Luego de concluido el proceso, las autoridades publicaron estadísticas aparentemente halagüeñas, pero que para los cubanos no pasan de un lugar común. En primer lugar, porque los altos índices de asistencia en las cerca de 135 mil asambleas celebradas en todo el país estaban garantizados; la inmensa mayoría tuvieron lugar en centros de trabajo y estudio, en los que la participación se consideraba poco menos que obligatoria. En segundo lugar, porque cada encuentro contó en promedio con 11 intervenciones. Discusiones pobres a la luz de la cantidad de artículos (224) del texto que el discurso oficial lleva meses presentando como “decisivo para el futuro del país”.
SOBREVIVIR A FIDEL CASTRO. En la oriental ciudad de Santiago de Cuba, en el cementerio de Santa Ifigenia, reposan las cenizas de Fidel Castro. Movido por una singular interpretación de la modestia, el comandante en jefe decidió que su tumba se ubicara junto a la del héroe nacional José Martí, el paradigma humano y político de mayor relevancia en el imaginario de la nación. Poco después del entierro de Fidel, Raúl Castro completó la remodelación del camposanto trasladando hasta allí los restos de los próceres independentistas Carlos Manuel de Céspedes y Mariana Grajales, padre y madre de la patria, respectivamente.

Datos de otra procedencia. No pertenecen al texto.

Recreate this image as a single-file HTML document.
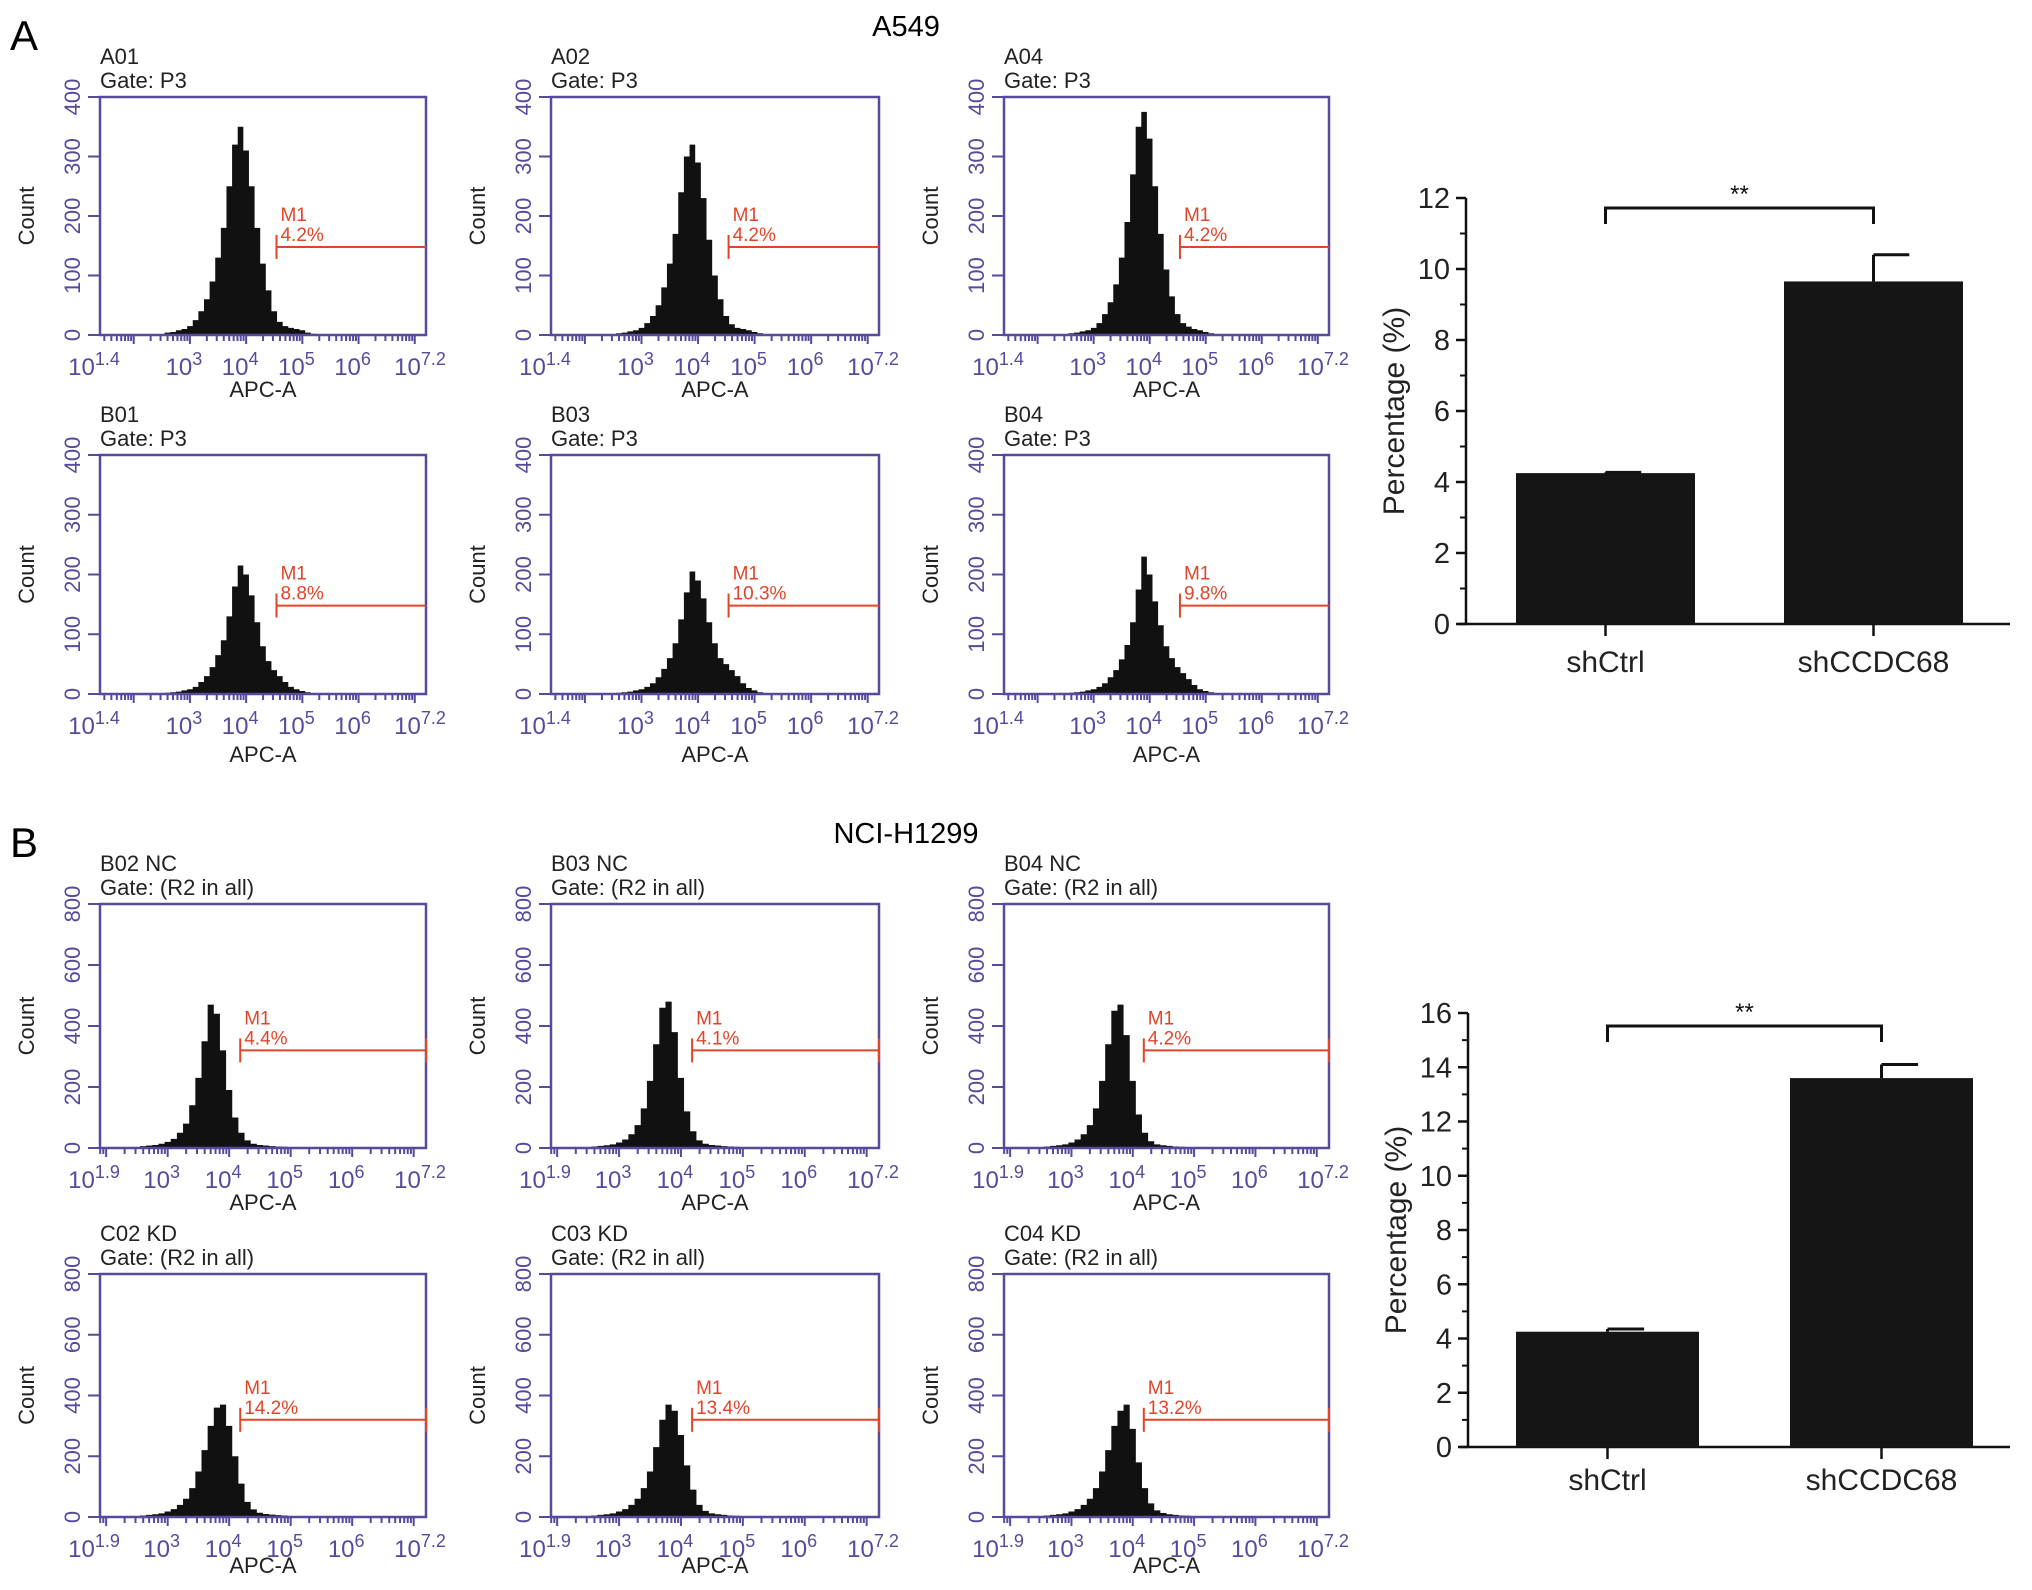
<!DOCTYPE html>
<html><head><meta charset="utf-8"><style>
html,body{margin:0;padding:0;background:#fff}
svg{display:block;font-family:"Liberation Sans",Arial,sans-serif}
</style></head><body>
<svg id="fig" width="2032" height="1590" viewBox="0 0 2032 1590" xmlns="http://www.w3.org/2000/svg">
<rect width="2032" height="1590" fill="#fff"/>
<text x="10" y="50" font-size="42">A</text>
<text x="906" y="36" font-size="29" text-anchor="middle">A549</text>
<text x="10" y="857" font-size="42">B</text>
<text x="906" y="843" font-size="29" text-anchor="middle">NCI-H1299</text>
</svg>
<script>
// log10 bin centres shared by all histograms
const binStart = 2.6, binStep = 0.1;
const panelNames = ["A01","A02","A04","B01","B03","B04","B02 NC","B03 NC","B04 NC","C02 KD","C03 KD","C04 KD"];
const gateNames = ["Gate: P3","Gate: P3","Gate: P3","Gate: P3","Gate: P3","Gate: P3","Gate: (R2 in all)","Gate: (R2 in all)","Gate: (R2 in all)","Gate: (R2 in all)","Gate: (R2 in all)","Gate: (R2 in all)"];
const m1Values = ["4.2%","4.2%","4.2%","8.8%","10.3%","9.8%","4.4%","4.1%","4.2%","14.2%","13.4%","13.2%"];
const h0 = [4,5,8,10,15,25,40,60,90,130,180,250,320,350,310,250,180,120,75,40,22,15,12,10,8,4,2];
const h1 = [3,4,6,8,12,20,32,50,80,120,170,240,300,320,290,230,160,100,60,32,18,12,10,8,5,3,1];
const h2 = [3,4,6,8,12,20,35,55,85,130,190,270,350,375,330,250,170,110,65,35,20,14,10,8,5,3,1];
const h3 = [2,3,4,6,8,12,20,30,45,65,90,130,180,215,200,165,120,80,55,40,30,20,12,8,5,3,1];
const h4 = [2,3,4,6,8,12,18,28,42,60,85,125,170,205,190,160,120,85,60,50,40,30,18,10,6,3,1];
const h5 = [2,3,4,6,8,12,18,28,40,58,82,120,175,230,200,155,115,80,60,45,35,25,15,8,5,3,1];
const h6 = [6,8,10,14,20,30,50,80,140,230,350,470,440,320,190,100,50,25,14,10,8,6,5,4,3,2,1];
const h7 = [5,7,9,12,18,28,45,75,130,220,340,460,480,380,230,120,55,25,14,10,8,6,5,4,3,2,1];
const h8 = [5,7,9,12,18,28,45,75,130,220,340,450,470,370,220,110,50,22,12,9,7,5,4,3,2,2,1];
const h9 = [5,7,9,12,18,26,40,60,95,150,220,300,360,370,300,200,110,50,25,14,10,8,6,5,3,2,1];
const h10 = [5,7,9,12,18,26,40,60,95,150,230,320,370,350,270,170,90,40,20,12,9,7,5,4,3,2,1];
const h11 = [5,7,9,12,18,26,40,60,95,150,220,300,350,370,290,180,95,45,22,13,9,7,5,4,3,2,1];
const histData = [h0,h1,h2,h3,h4,h5,h6,h7,h8,h9,h10,h11];
const yTicksA = [0,100,200,300,400];
const yTicksB = [0,200,400,600,800];
const xTickExpA = ["1.4","3","4","5","6","7.2"];
const xTickExpB = ["1.9","3","4","5","6","7.2"];

// bar charts
const barCats = ["shCtrl","shCCDC68"];
const barValsA = [4.25, 9.65];
const barErrA = [0.02, 0.75];
const barValsB = [4.25, 13.6];
const barErrB = [0.1, 0.5];
const barTicksA = [0,2,4,6,8,10,12];
const barTicksB = [0,2,4,6,8,10,12,14,16];

const NS="http://www.w3.org/2000/svg";
const svg=document.getElementById('fig');
function mk(tag,attrs,parent){const e=document.createElementNS(NS,tag);for(const k in attrs)e.setAttribute(k,attrs[k]);(parent||svg).appendChild(e);return e;}
const PUR="#574a9c", RED="#e0452a";

const colX=[[100,426],[551,879],[1004,1329]];
const rowY=[[97,335],[455,694],[904,1148],[1274,1517]];
const titleOff=[62,68,62,56];

for(let p=0;p<12;p++){
  const r=Math.floor(p/3), c=p%3, isB=r>=2;
  const [x0,x1]=colX[c], [y0,y1]=rowY[r];
  const lmin=isB?1.9:1.4, lmax=7.2, ymax=isB?800:400;
  const sx=l=>x0+(l-lmin)/(lmax-lmin)*(x1-x0);
  const sy=v=>y1-v/ymax*(y1-y0);
  const g=mk('g',{});
  
  
  const t1=mk('text',{x:x0,y:y0-33,'font-size':22,fill:'#222'},g);t1.textContent=panelNames[p];
  
  const t2=mk('text',{x:x0,y:y0-9,'font-size':22,fill:'#222'},g);t2.textContent=gateNames[p];
  
  const d=histData[p];let path='M'+sx(binStart-binStep/2)+' '+y1;
  d.forEach((v,i)=>{const a=sx(binStart+i*binStep-binStep/2),b=sx(binStart+i*binStep+binStep/2);path+=` L${a} ${sy(v)} L${b} ${sy(v)}`;});
  path+=` L${sx(binStart+(d.length-0.5)*binStep)} ${y1} Z`;
  const h=mk('path',{d:path,fill:'#111'},g);
  
  const box=mk('rect',{x:x0,y:y0,width:x1-x0,height:y1-y0,fill:'none',stroke:PUR,'stroke-width':2.5},g);
  
  for(let dec=1;dec<8;dec++)for(let m=1;m<10;m++){const l=dec+Math.log10(m);if(l<lmin||l>lmax)continue;
    mk('line',{x1:sx(l),x2:sx(l),y1:y1,y2:y1+(m===1?9:6),stroke:PUR,'stroke-width':2},g);}
  const exps=isB?xTickExpB:xTickExpA;
  exps.forEach(e=>{const l=parseFloat(e);const t=mk('text',{x:sx(l)-6,y:y1+40,'font-size':24,fill:PUR,'text-anchor':'middle'},g);
    t.textContent='10';const s=mk('tspan',{dy:-10,'font-size':18},t);s.textContent=e;
    });
  const xt=mk('text',{x:(x0+x1)/2,y:y1+titleOff[r],'font-size':22,'text-anchor':'middle',fill:'#222'},g);xt.textContent='APC-A';
  
  (isB?yTicksB:yTicksA).forEach(v=>{const y=sy(v);mk('line',{x1:x0-12,x2:x0,y1:y,y2:y,stroke:PUR,'stroke-width':2},g);
    const t=mk('text',{x:x0-20,y:y,'font-size':22,fill:PUR,'text-anchor':'middle',transform:`rotate(-90 ${x0-20} ${y})`},g);t.textContent=v;
    });
  const yc=(y0+y1)/2;
  const yt=mk('text',{x:34,y:yc,'font-size':22,'text-anchor':'middle',fill:'#222',transform:`rotate(-90 34 ${yc})`},g);yt.textContent='Count';
  if(c>0){yt.setAttribute('x',x0-66);yt.setAttribute('transform',`rotate(-90 ${x0-66} ${yc})`);}
  
  const gl=isB?4.18:4.54, gy=sy(isB?320:148);
  mk('line',{x1:sx(gl),x2:x1,y1:gy,y2:gy,stroke:RED,'stroke-width':2},g);
  mk('line',{x1:sx(gl),x2:sx(gl),y1:gy-12,y2:gy+12,stroke:RED,'stroke-width':2},g);
  if(isB)mk('line',{x1:x1,x2:x1,y1:gy-12,y2:gy+12,stroke:RED,'stroke-width':2},g);
  const m1=mk('text',{x:sx(gl)+4,y:gy-26,'font-size':19,fill:RED},g);m1.textContent='M1';
  
  const m2=mk('text',{x:sx(gl)+4,y:gy-6,'font-size':19,fill:RED},g);m2.textContent=m1Values[p];
  
}

function barChart(cfg){
  const {ax,y0,yTop,ymax,ticks,vals,errs,bars,xEnd,brY,labY,name}=cfg;
  const sy=v=>y0-v/ymax*(y0-yTop);
  const g=mk('g',{});
  
  
  mk('line',{x1:ax,x2:ax,y1:yTop,y2:y0,stroke:'#111','stroke-width':2.5},g);
  mk('line',{x1:ax-8,x2:xEnd,y1:y0,y2:y0,stroke:'#111','stroke-width':2.5},g);
  ticks.forEach((v,i)=>{const y=sy(v);mk('line',{x1:ax-10,x2:ax,y1:y,y2:y,stroke:'#111','stroke-width':2.5},g);
    if(i<ticks.length-1){const ym=sy((v+ticks[i+1])/2);mk('line',{x1:ax-6,x2:ax,y1:ym,y2:ym,stroke:'#111','stroke-width':2},g);}
    const t=mk('text',{x:ax-16,y:y+10,'font-size':29,'text-anchor':'end',fill:'#222'},g);t.textContent=v;
    });
  const yc=(y0+yTop)/2;
  const yt=mk('text',{x:ax-62,y:yc,'font-size':30,'text-anchor':'middle',fill:'#222',transform:`rotate(-90 ${ax-62} ${yc})`},g);yt.textContent='Percentage (%)';
  
  const centers=[];
  vals.forEach((v,i)=>{const [a,b]=bars[i];const cx=(a+b)/2;centers.push(cx);
    const r=mk('rect',{x:a,y:sy(v),width:b-a,height:y0-sy(v),fill:'#151515'},g);
    
    const e=sy(v+errs[i]);
    mk('line',{x1:cx,x2:cx,y1:sy(v),y2:e,stroke:'#111','stroke-width':3},g);
    mk('line',{x1:cx,x2:cx+(b-a)*0.2,y1:e,y2:e,stroke:'#111','stroke-width':3},g);
    mk('line',{x1:cx,x2:cx,y1:y0,y2:y0+12,stroke:'#111','stroke-width':2.5},g);
    const t=mk('text',{x:cx,y:labY,'font-size':30,'text-anchor':'middle',fill:'#222'},g);t.textContent=barCats[i];
    });
  const br=mk('path',{d:`M${centers[0]} ${brY+16} V${brY} H${centers[1]} V${brY+16}`,fill:'none',stroke:'#111','stroke-width':3},g);
  
  const s=mk('text',{x:(centers[0]+centers[1])/2,y:brY-6,'font-size':24,'text-anchor':'middle',fill:'#111'},g);s.textContent='**';
  
}
barChart({name:'bar-chart-a549',ax:1466,y0:624,yTop:198,ymax:12,ticks:barTicksA,vals:barValsA,errs:barErrA,bars:[[1516,1695],[1784,1963]],xEnd:2010,brY:208,labY:672});
barChart({name:'bar-chart-nci-h1299',ax:1468,y0:1447,yTop:1013,ymax:16,ticks:barTicksB,vals:barValsB,errs:barErrB,bars:[[1516,1699],[1790,1973]],xEnd:2010,brY:1026,labY:1490});
</script>
</body></html>
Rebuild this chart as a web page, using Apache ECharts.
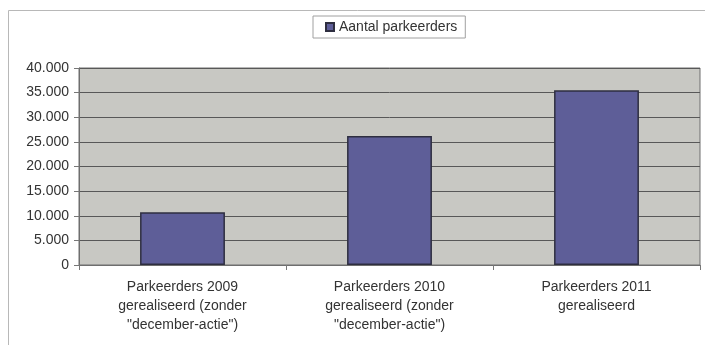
<!DOCTYPE html>
<html>
<head>
<meta charset="utf-8">
<script src="https://cdn.jsdelivr.net/npm/echarts@6/dist/echarts.min.js"></script>
<style>
  html, body { margin: 0; padding: 0; background: #ffffff; }
  #chart { width: 705px; height: 345px; }
</style>
</head>
<body>
<div id="chart"></div>
<script>
// Parking counts per year
const categories = [
  'Parkeerders 2009\ngerealiseerd (zonder\n"december-actie")',
  'Parkeerders 2010\ngerealiseerd (zonder\n"december-actie")',
  'Parkeerders 2011\ngerealiseerd'
];
const seriesName = 'Aantal parkeerders';
const values = [10700, 26200, 35500];
const yTicks = { min: 0, max: 40000, step: 5000 };

// Dutch thousands separator: 40000 -> "40.000"
function fmt(v) {
  return String(v).replace(/\B(?=(\d{3})+(?!\d))/g, '.');
}

const chart = echarts.init(document.getElementById('chart'));
const font = 'Liberation Sans, Arial, sans-serif';

chart.setOption({
  backgroundColor: '#ffffff',
  animation: false,
  textStyle: { fontFamily: font },
  graphic: [{
    type: 'rect',
    shape: { x: 8.5, y: 10.5, width: 700, height: 340 },
    style: { fill: 'none', stroke: '#b8b8b8', lineWidth: 1 },
    silent: true
  }],
  legend: {
    left: 313,
    top: 16,
    itemWidth: 8,
    itemHeight: 8,
    itemGap: 6,
    padding: [4, 8, 4, 12],
    borderColor: '#a0a0a0',
    borderWidth: 1,
    textStyle: { fontFamily: font, fontSize: 14, color: '#333' },
    data: [{ name: seriesName, icon: 'rect' }]
  },
  grid: {
    left: 79,
    right: 5,
    top: 68,
    bottom: 80,
    show: true,
    backgroundColor: '#c8c8c3',
    borderColor: '#6e6e6e',
    borderWidth: 1
  },
  xAxis: {
    type: 'category',
    data: categories,
    axisLine: { show: true, lineStyle: { color: '#6e6e6e' } },
    axisTick: { show: true, length: 5, alignWithLabel: false, lineStyle: { color: '#777' } },
    axisLabel: {
      interval: 0,
      margin: 13,
      fontSize: 14,
      lineHeight: 19,
      color: '#333',
      fontFamily: font
    },
    splitLine: { show: false }
  },
  yAxis: {
    type: 'value',
    min: yTicks.min,
    max: yTicks.max,
    interval: yTicks.step,
    axisLine: { show: true, lineStyle: { color: '#6e6e6e' } },
    axisTick: { show: true, length: 5, lineStyle: { color: '#777' } },
    axisLabel: {
      fontSize: 14,
      color: '#333',
      margin: 10,
      fontFamily: font,
      formatter: fmt
    },
    splitLine: { show: true, lineStyle: { color: '#585858', width: 1 } }
  },
  series: [{
    name: seriesName,
    type: 'bar',
    data: values,
    barWidth: '41%',
    itemStyle: {
      color: '#5e5e98',
      borderColor: '#2e2e40',
      borderWidth: 1.5
    }
  }]
});
</script>
</body>
</html>
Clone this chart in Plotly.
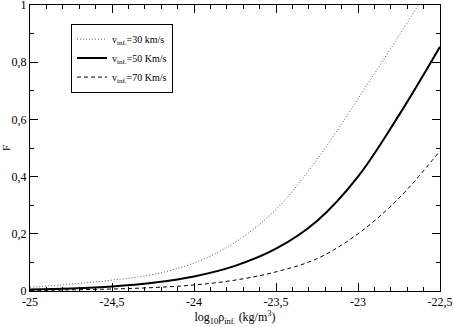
import plotly.graph_objects as go

# log10 of density (x values)
log_rho = [-25, -24.75, -24.5, -24.25, -24, -23.75, -23.5, -23.25, -23, -22.75, -22.5]

# F for each velocity
f_30 = [0.013, 0.024, 0.038, 0.058, 0.098, 0.170, 0.285, 0.460, 0.672, 0.893, 1.12]
f_50 = [0.005, 0.009, 0.016, 0.029, 0.051, 0.088, 0.148, 0.245, 0.400, 0.615, 0.854]
f_70 = [0.002, 0.004, 0.007, 0.012, 0.021, 0.038, 0.067, 0.113, 0.200, 0.325, 0.490]

x_ticks = [-25, -24.5, -24, -23.5, -23, -22.5]
x_labels = ["-25", "-24,5", "-24", "-23,5", "-23", "-22,5"]
y_ticks = [0, 0.2, 0.4, 0.6, 0.8, 1]
y_labels = ["0", "0,2", "0,4", "0,6", "0,8", "1"]

font = "Liberation Serif"

fig = go.Figure()
fig.add_trace(go.Scatter(x=log_rho, y=f_30, mode="lines", line_shape="spline",
                         line=dict(color="#555", width=1, dash="1px,2px"),
                         name="v<sub>inf.</sub>=30 km/s"))
fig.add_trace(go.Scatter(x=log_rho, y=f_50, mode="lines", line_shape="spline",
                         line=dict(color="black", width=2),
                         name="v<sub>inf.</sub>=50 Km/s"))
fig.add_trace(go.Scatter(x=log_rho, y=f_70, mode="lines", line_shape="spline",
                         line=dict(color="black", width=1, dash="4px,3px"),
                         name="v<sub>inf.</sub>=70 Km/s"))

axis_style = dict(showline=True, linecolor="black", linewidth=1, mirror="ticks",
                  ticks="inside", ticklen=8, tickcolor="black", tickwidth=1,
                  showgrid=False, zeroline=False, automargin=False,
                  ticklabeloverflow="allow",
                  tickfont=dict(family=font, size=12, color="black"))

fig.update_xaxes(range=[-25, -22.5], tickmode="array", tickvals=x_ticks, ticktext=x_labels,
                 minor=dict(ticks="inside", ticklen=4, tick0=-25, dtick=0.1, tickcolor="black"),
                 title=dict(text="log<sub>10</sub>ρ<sub>inf.</sub> (kg/m<sup>3</sup>)",
                            font=dict(family=font, size=12, color="black"), standoff=4),
                 **axis_style)
fig.update_yaxes(range=[0, 1], tickmode="array", tickvals=y_ticks, ticktext=y_labels,
                 minor=dict(ticks="inside", ticklen=4, tick0=0, dtick=0.1, tickcolor="black"),
                 title=dict(text="F", font=dict(family=font, size=11, color="black"), standoff=2),
                 **axis_style)

fig.update_layout(
    width=453, height=327,
    margin=dict(l=30, r=13, t=5, b=36),
    plot_bgcolor="white", paper_bgcolor="white",
    font=dict(family=font, size=12, color="black"),
    legend=dict(x=0.1, y=0.935, xanchor="left", yanchor="top",
                bordercolor="black", borderwidth=1, bgcolor="white",
                font=dict(family=font, size=10), itemwidth=30,
                tracegroupgap=0),
)

fig.write_html("out.html", config={"displayModeBar": False},
               post_script="document.body.style.margin='0';")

Cada día, cientos de personas visitan el lugar. La mayoría de los extranjeros lo hace como parte de recorridos turísticos que han convertido Santa Ifigenia en una atracción más de la llamada “capital del Caribe”. Los cubanos, en tanto, casi siempre llegan en visitas organizadas por centros de trabajo o estudiantiles, o diversas organizaciones sociales.
Desde su muerte, los homenajes a Fidel Castro se han convertido en lugar común para la ortodoxia revolucionaria. A su iniciativa se han atribuido todos los logros de los últimos 60 años. Un ejemplo reciente de ello fue cuando el primer vicepresidente del país, Salvador Valdés Mesa, semanas atrás, convocó a consultar los escritos del comandante “en busca de todas las respuestas que necesitamos para rescatar la ganadería”.
Las implicaciones del predominio de la figura de Fidel en la política actual ha sido un tema debatido en círculos de la izquierda cubana disidente en los últimos años. “No es posible hacer un extracto de millones de rostros y sintetizarlos en uno solo; millones de nombres no pueden diluirse en cinco letras”, argumentaba por ejemplo un año atrás la periodista Mónica Rivero, en un artículo colgado en Internet por Late, una revista progresista de jóvenes periodistas latinoamericanos. “La unipersonalidad de estas décadas ha sido trágica para la isla de la revolución. Y no lo es menos el hecho de que ahora se enarbole una bandera de continuidad que se abraza al pasado como si se colgara del futuro”, afirmó.
A tanto tiempo de aquel 1 de enero que la colocó en el centro de los grandes acontecimientos mundiales, la Cuba de 2019 intenta encontrarse entre infinidad de retos e interrogantes. Por entonces, el propio Fidel Castro se apresuró a disipar las esperanzas de quienes creían que luego del triunfo todo sería más fácil, también a aclarar que la revolución no podría ser jamás la obra de un solo hombre.